Having Next Eyes is a renewal. Seeing Next Twilight is a transition from one long day to the next. The sky and the sun set, and the next sky and new sun rise. They are both unique. Brilliant contrasting orange-magenta, blue-yellow, as unique as snowflakes, made of sunny warmth and particle scattering clouds.


In my meanderings outside I've seen and heard a lot of usually shy nature, including hooting owls, fishing herons, mossy back turtles and even a rare midnight black coyote. Creatures seem as hungry as me to explore their surroundings. They creep into mine. I tromp into theirs. While more rare animals explore, less cars venture the roads. Nature is making a comeback play.


The fraternal twins of sunset and sunrise form a divide in the ying-yang of environment and economy. I've sat two hours now in a long line of idling cars, thicker raindrops, darkening puddles, smells of sulfur and carbon dioxide. Pollutants actually make twilight warmer, with dirty aerosols from factory puffs or hot car exhaust scattering more orange, pinks, reds and even infrared from the horizon where the clouds of haze hover against the low sun angle.
Finding beauty in anything, pristine nature or dirty haze, comes from opening our Next Eyes. It can happen even when quarantined or dragging impatiently through slow lines. Appreciating never ending changes and seeing something new expands our personal horizons. My tests came back negative, by the way, so my horizons have moved forward.


(All photos taken between in the past week in my neighborhood.  
Twilight photos all with my proprietary optical filters.)











Tuesday, November 26, 2019

Another Fun Filter to Explore

Recently, an IR fanatic in Switzerland reached out to me and asked if I had thoughts about a filter that can produce deep lavendar foliage and deep blue skies.

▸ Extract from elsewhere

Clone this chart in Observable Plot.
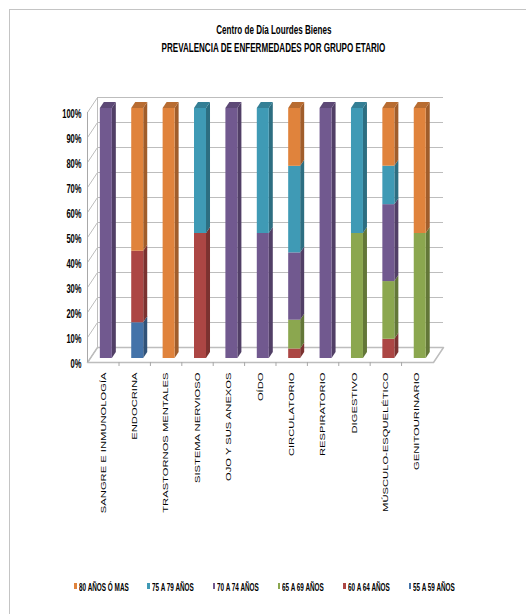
<!DOCTYPE html>
<html><head><meta charset="utf-8">
<script src="https://cdn.jsdelivr.net/npm/d3@7"></script>
<script src="https://cdn.jsdelivr.net/npm/@observablehq/plot@0.6"></script>
<style>
html,body{margin:0;padding:0;background:#fff;width:526px;height:614px;overflow:hidden;font-family:"Liberation Sans",Arial,sans-serif;}
#wrap{position:relative;width:526px;height:614px;}
#frame{position:absolute;left:9px;top:9px;width:700px;height:700px;border-left:1px solid #c4c4c4;border-top:1px solid #c4c4c4;}
#chart{position:absolute;left:0;top:0;}
.title{position:absolute;left:0;width:547px;text-align:center;font-weight:bold;font-size:13px;line-height:14px;color:#000;white-space:nowrap;}
.title span{display:inline-block;transform:scaleX(0.62);transform-origin:center;}
#legend{position:absolute;left:0;top:579px;width:526px;height:16px;}
.li{position:absolute;top:0;white-space:nowrap;height:14px;line-height:14px;}
.sw{display:inline-block;width:2.5px;height:6px;vertical-align:middle;margin-right:2px;position:relative;top:-1px;}
.lt{display:inline-block;font-weight:bold;font-size:11px;color:#000;transform:scaleX(0.58);transform-origin:left center;}
</style>
</head><body>
<div id="wrap">
  <div id="frame"></div>
  <div id="chart"></div>
  <div class="title" style="top:23px"><span>Centro de Día Lourdes Bienes</span></div>
  <div class="title" style="top:41px"><span>PREVALENCIA DE ENFERMEDADES POR GRUPO ETARIO</span></div>
  <div id="legend"></div>
</div>
<script>
// ---- data ----
const categories = ["SANGRE E INMUNOLOGÍA","ENDOCRINA","TRASTORNOS MENTALES","SISTEMA NERVIOSO","OJO Y SUS ANEXOS","OÍDO","CIRCULATORIO","RESPIRATORIO","DIGESTIVO","MÚSCULO-ESQUELÉTICO","GENITOURINARIO"];
const series = ["80 AÑOS Ó MAS","75 A 79 AÑOS","70 A 74 AÑOS","65 A 69 AÑOS","60 A 64 AÑOS","55 A 59 AÑOS"];
const colors = ["#E0833C","#3F9AB5","#71598F","#8BA74F","#AC4644","#4473A9"];
const v80 = [0, 57.1, 100, 0, 0, 0, 23.1, 0, 0, 23.1, 50];
const v75 = [0, 0, 0, 50, 0, 50, 34.6, 0, 50, 15.4, 0];
const v70 = [100, 0, 0, 0, 100, 50, 26.9, 100, 0, 30.8, 0];
const v65 = [0, 0, 0, 0, 0, 0, 11.5, 0, 50, 23.1, 50];
const v60 = [0, 28.6, 0, 50, 0, 0, 3.8, 0, 0, 7.7, 0];
const v55 = [0, 14.3, 0, 0, 0, 0, 0, 0, 0, 0, 0];
const yTicks = [0,10,20,30,40,50,60,70,80,90,100];

// ---- layout constants ----
const W = 526, H = 540, ML = 87, MR = 78, MT = 108, MB = 182;
const XMIN = -0.6, XMAX = 10.9;
const ux = (W - ML - MR) / (XMAX - XMIN);   // px per category unit
const uy = (H - MT - MB) / 100;              // px per percent
const BW = 6 / ux, BD = 4 / ux, BDY = 6 / uy; // bar half width, depth
const backDX = 10 / ux, wallDY = 15 / uy;
const xb = XMIN + backDX;
const frontRight = XMIN + (433 - ML) / ux;
const backRight = frontRight + backDX;
const GRID = "#bdbdbd";

// ---- stacked segments (bottom: 55-59 ... top: 80+) ----
const values = [v80, v75, v70, v65, v60, v55];
const segs = [];
categories.forEach((c, i) => {
  const total = d3.sum(values, v => v[i]);
  let cum = 0;
  for (let s = series.length - 1; s >= 0; s--) {
    const v = values[s][i];
    if (v > 0) {
      const lo = cum / total * 100, hi = (cum + v) / total * 100;
      segs.push({i, s, lo, hi, color: colors[s], id: i + "-" + s});
      cum += v;
    }
  }
});
const tops = categories.map((c, i) => segs.filter(d => d.i === i).slice(-1)[0]);

const sidePts = segs.flatMap(d => [
  {id: d.id, x: d.i + BW, y1: d.lo, y2: d.hi, c: d3.color(d.color).darker(0.95).formatHex()},
  {id: d.id, x: d.i + BW + BD, y1: d.lo + BDY, y2: d.hi + BDY, c: d3.color(d.color).darker(0.95).formatHex()}
]);
const topPts = tops.flatMap(d => {
  const c = d3.color(d.color).darker(0.55).formatHex();
  return [
    {id: d.id, x: d.i - BW, y1: d.hi, y2: d.hi, c},
    {id: d.id, x: d.i - BW + BD, y1: d.hi, y2: d.hi + BDY, c},
    {id: d.id, x: d.i + BW, y1: d.hi, y2: d.hi + BDY, c},
    {id: d.id, x: d.i + BW + BD, y1: d.hi + BDY, y2: d.hi + BDY, c}
  ];
});
const floor = [
  {x: XMIN, y: 0}, {x: frontRight, y: 0}, {x: backRight, y: wallDY}, {x: xb, y: wallDY}, {x: XMIN, y: 0}
];
const boundaries = d3.range(0, categories.length - 1).map(i => i + 0.5);

const plot = Plot.plot({
  width: W, height: H,
  marginLeft: ML, marginRight: MR, marginTop: MT, marginBottom: MB,
  x: {domain: [XMIN, XMAX], axis: null},
  y: {domain: [0, 100], axis: null},
  color: {type: "identity"},
  style: {fontFamily: "'Liberation Sans', Arial, sans-serif", background: "transparent", overflow: "visible"},
  marks: [
    Plot.line(floor, {x: "x", y: "y", dy: 4, stroke: GRID, fill: "white"}),
    Plot.ruleY(yTicks, {y: d => d, x1: xb, x2: backRight, dy: -11, stroke: GRID}),
    Plot.link(yTicks, {x1: XMIN, x2: xb, y1: d => d, y2: d => d + wallDY, dy: 4, stroke: GRID}),
    Plot.ruleX([xb], {y1: 0, y2: 100, dy: -11, stroke: GRID}),
    Plot.ruleX([XMIN], {y1: 0, y2: 100, dy: 4, stroke: "#a8a8a8"}),
    Plot.ruleX(boundaries, {x: d => d, y1: 0, y2: -4 / uy, dy: 4, dx: -3, stroke: "#a8a8a8"}),
    Plot.areaY(sidePts, {x: "x", y1: "y1", y2: "y2", z: "id", fill: "c", curve: "linear"}),
    Plot.areaY(topPts, {x: "x", y1: "y1", y2: "y2", z: "id", fill: "c", curve: "linear"}),
    Plot.rect(segs, {x1: d => d.i - BW, x2: d => d.i + BW, y1: "lo", y2: "hi", fill: "color"}),
    Plot.text(yTicks, {x: XMIN, y: d => d, text: d => d + "%", textAnchor: "end", dx: -6, dy: 5,
      fontSize: 13, fontWeight: "bold", fill: "#000"}),
    Plot.text(categories, {x: (d, i) => i, y: 0, text: d => d, rotate: -90, textAnchor: "end",
      dy: 14, dx: -3, fontSize: 7, fill: "#000"})
  ]
});
document.getElementById("chart").appendChild(plot);

// condensed / stretched text (the reference image is anisotropically scaled)
const textGroups = plot.querySelectorAll('g[aria-label="text"]');
function fit(group, k) {
  if (!group) return;
  group.querySelectorAll("text").forEach(t => {
    const l = t.getComputedTextLength();
    if (l > 0) {
      t.setAttribute("textLength", (l * k).toFixed(2));
      t.setAttribute("lengthAdjust", "spacingAndGlyphs");
    }
  });
}
fit(textGroups[0], 0.58);
fit(textGroups[1], 1.6);

// ---- legend ----
const leg = d3.select("#legend");
let lx = 74;
series.forEach((s, k) => {
  const item = leg.append("div").attr("class", "li").style("left", lx + "px");
  item.append("span").attr("class", "sw").style("background", colors[k]);
  const t = item.append("span").attr("class", "lt").text(s);
  const w = t.node().getBoundingClientRect().width;
  lx += 4.5 + w + 19;
});
</script>
</body></html>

 I had found filters that could provide various levels of this effect when I first moved to Orlando in 2008.  I pulled out my older set of filters and with a little iteration, was able to achieve the great combination of deep blue skies and lavendar foliage. 


The effect works pretty well in a variety of lighting conditions, and allows a wide pallette of visible colors as well, such as yellows, reds, pinks and more, as seen in the rainbow color amphitheater along Lake Eola in Orlando.



It does seem to have some variance in light spectrum, that pointing angle and sun's azimuth in the sky (esp as it went lower) altered the white balance and low-angle scatter angle, even more than what was apparent to the naked eye.



Sky color varied a bit to, with time of day.  A warmer blue (cyan) played on the sky later in the day, and cooler, deeper blue cast mid day.



I found I had to use a cloud or grey card to updat the custom white balance often, and even then it shifted often.

Below is the spectrum of the filter. Note the extra transmission in the deeper blue (400-450 nm), a small dip in the cyan-green (500 nm), dip green-yellow (575 nm), and a rise from the orange through the near infrared.

All of the colors are in there, but modulated.  Again, the rainbow ampitheater shows its colors well.  The closest commercial equivalent is the Lee gel L156 chocolate, followed by Rosco's e-color+ e156. Other potential candidates would be Rosco R99, their Permacolor P3114 (Victorian Gold) or possibly their R20.



This is defintely a fun filter to try out, just for the shear color depth and infrared effects.